Il consiste à plaider le dossier d’un client à la barre d’un tribunal ou à lui donner un conseil au cabinet. Soit un avocat pour un dossier. En outre, la pratique exige de plus en plus du sur-mesure tant les dossiers sont complexes, les sources du droit variées et les aléas nombreux. Nous ne sommes pas des agents sportifs ou des éleveurs de canards. C’est loin de notre ADN. C’est du business juridique, pas de l’avocature. De nouveaux marchés «traditionnels» s’ouvrent : les affaires à l’étranger, car les avocats français peuvent plaider dans l’Union européenne et en Afrique.

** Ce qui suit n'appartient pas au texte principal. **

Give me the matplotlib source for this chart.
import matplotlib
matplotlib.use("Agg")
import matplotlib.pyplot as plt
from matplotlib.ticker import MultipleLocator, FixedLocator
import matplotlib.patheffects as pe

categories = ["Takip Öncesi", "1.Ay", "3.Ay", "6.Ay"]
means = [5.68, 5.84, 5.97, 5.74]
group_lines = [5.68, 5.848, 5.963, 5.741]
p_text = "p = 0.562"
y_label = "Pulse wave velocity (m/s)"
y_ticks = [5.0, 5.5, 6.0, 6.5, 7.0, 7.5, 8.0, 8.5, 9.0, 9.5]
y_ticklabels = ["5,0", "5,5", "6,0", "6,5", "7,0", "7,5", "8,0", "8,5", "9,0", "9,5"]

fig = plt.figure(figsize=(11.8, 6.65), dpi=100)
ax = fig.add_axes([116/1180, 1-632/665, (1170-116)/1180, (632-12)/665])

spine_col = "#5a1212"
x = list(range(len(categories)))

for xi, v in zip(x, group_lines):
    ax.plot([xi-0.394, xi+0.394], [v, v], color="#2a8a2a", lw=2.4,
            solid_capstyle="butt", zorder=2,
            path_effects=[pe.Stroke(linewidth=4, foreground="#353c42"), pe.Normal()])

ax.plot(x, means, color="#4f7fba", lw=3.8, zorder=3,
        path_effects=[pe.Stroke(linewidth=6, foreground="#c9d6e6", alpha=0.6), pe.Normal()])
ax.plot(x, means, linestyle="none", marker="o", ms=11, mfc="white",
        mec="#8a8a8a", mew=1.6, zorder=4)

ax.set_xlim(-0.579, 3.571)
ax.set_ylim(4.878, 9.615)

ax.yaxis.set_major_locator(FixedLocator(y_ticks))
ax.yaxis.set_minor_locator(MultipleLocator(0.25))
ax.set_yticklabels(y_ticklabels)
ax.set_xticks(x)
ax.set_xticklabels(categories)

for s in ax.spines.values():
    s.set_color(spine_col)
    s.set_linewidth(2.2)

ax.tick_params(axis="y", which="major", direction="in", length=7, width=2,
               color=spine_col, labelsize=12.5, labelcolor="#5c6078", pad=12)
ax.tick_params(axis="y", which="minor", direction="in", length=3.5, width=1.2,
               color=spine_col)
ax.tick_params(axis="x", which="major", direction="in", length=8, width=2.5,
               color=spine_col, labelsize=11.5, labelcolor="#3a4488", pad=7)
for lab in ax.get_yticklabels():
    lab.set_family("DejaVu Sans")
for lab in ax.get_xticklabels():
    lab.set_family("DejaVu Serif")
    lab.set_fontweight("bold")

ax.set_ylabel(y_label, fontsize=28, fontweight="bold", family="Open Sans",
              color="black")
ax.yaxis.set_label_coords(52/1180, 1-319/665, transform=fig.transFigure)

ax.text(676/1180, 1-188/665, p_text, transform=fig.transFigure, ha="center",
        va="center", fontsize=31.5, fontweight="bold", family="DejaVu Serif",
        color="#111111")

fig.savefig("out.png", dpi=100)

Qu’est-ce qu’un bon avocat ?

Le bon avocat, c’est celui qui conduit une défense pendant des années. Le rapport Perben dit au contraire qu’il faudrait investir d’autres domaines, loin du cadre humaniste originel. Ce n’est plus du droit, juste du business juridique ! De grands cabinets, employant 300 personnes, facturent des honoraires ahurissants.

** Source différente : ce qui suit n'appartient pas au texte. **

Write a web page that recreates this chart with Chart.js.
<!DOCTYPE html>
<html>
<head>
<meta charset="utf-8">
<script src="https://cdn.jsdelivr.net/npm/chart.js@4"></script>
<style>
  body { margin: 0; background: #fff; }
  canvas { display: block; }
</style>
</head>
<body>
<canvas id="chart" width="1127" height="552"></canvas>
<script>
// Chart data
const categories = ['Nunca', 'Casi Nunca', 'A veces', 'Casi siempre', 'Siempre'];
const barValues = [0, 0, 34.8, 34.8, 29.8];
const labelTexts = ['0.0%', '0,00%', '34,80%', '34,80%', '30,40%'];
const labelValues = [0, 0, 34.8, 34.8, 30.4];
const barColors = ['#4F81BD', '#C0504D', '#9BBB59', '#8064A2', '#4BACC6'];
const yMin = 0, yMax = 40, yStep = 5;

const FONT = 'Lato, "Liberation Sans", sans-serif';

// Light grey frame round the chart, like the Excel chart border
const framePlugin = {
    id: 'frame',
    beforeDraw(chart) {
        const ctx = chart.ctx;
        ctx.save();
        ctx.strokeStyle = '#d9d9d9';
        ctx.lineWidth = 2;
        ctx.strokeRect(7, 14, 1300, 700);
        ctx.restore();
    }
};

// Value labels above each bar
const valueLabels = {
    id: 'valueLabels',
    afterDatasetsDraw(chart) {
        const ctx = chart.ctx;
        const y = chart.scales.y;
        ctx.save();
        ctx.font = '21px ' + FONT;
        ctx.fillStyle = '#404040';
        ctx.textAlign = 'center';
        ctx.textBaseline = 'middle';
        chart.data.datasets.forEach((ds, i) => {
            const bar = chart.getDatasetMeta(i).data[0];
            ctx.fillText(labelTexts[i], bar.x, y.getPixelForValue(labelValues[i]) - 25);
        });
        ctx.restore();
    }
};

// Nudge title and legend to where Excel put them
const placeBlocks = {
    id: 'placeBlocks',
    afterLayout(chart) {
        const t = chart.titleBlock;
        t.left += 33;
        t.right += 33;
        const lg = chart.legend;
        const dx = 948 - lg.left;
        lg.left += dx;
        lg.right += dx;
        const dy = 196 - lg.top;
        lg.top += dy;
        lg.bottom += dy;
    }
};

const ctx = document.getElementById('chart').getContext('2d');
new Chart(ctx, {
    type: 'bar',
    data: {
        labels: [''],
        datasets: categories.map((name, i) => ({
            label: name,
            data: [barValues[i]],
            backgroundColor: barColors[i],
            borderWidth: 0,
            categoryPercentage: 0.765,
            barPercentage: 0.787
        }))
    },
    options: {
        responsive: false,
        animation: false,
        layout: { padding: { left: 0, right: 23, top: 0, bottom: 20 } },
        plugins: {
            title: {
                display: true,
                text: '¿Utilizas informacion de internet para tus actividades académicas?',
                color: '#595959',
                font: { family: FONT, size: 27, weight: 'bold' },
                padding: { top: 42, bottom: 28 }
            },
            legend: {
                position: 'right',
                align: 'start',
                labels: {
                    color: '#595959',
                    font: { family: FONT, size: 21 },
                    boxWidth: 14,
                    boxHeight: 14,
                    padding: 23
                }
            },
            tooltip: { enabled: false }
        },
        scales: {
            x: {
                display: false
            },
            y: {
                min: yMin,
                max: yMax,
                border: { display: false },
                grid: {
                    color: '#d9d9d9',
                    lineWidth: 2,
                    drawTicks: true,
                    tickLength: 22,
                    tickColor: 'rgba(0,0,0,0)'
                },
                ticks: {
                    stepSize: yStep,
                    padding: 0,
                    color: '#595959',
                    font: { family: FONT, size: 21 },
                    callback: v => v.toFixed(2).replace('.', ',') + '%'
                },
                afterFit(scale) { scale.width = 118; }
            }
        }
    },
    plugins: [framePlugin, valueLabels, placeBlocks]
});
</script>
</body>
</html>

Vous êtes un avocat à l’ancienne ?

J’ai l’âge d’être conservateur. C’est gênant pour l’objectivité. Ceci posé, le paradoxe est que les nouvelles technologies permettent justement un travail à l’ancienne, chez vous, avec vos dossiers, vos données, en tee-shirt face aux Pyrénées : vous travaillez en profondeur l’affaire sans être dérangé, c’est la clé d’une bonne défense. Et puis, vous remontez plaider ou recevoir des clients mais, même pour cela, la visioconférence n’est pas mal. On ne peut pas couper le contact direct longtemps ni rester en dehors du grand cirque de l’arène judiciaire.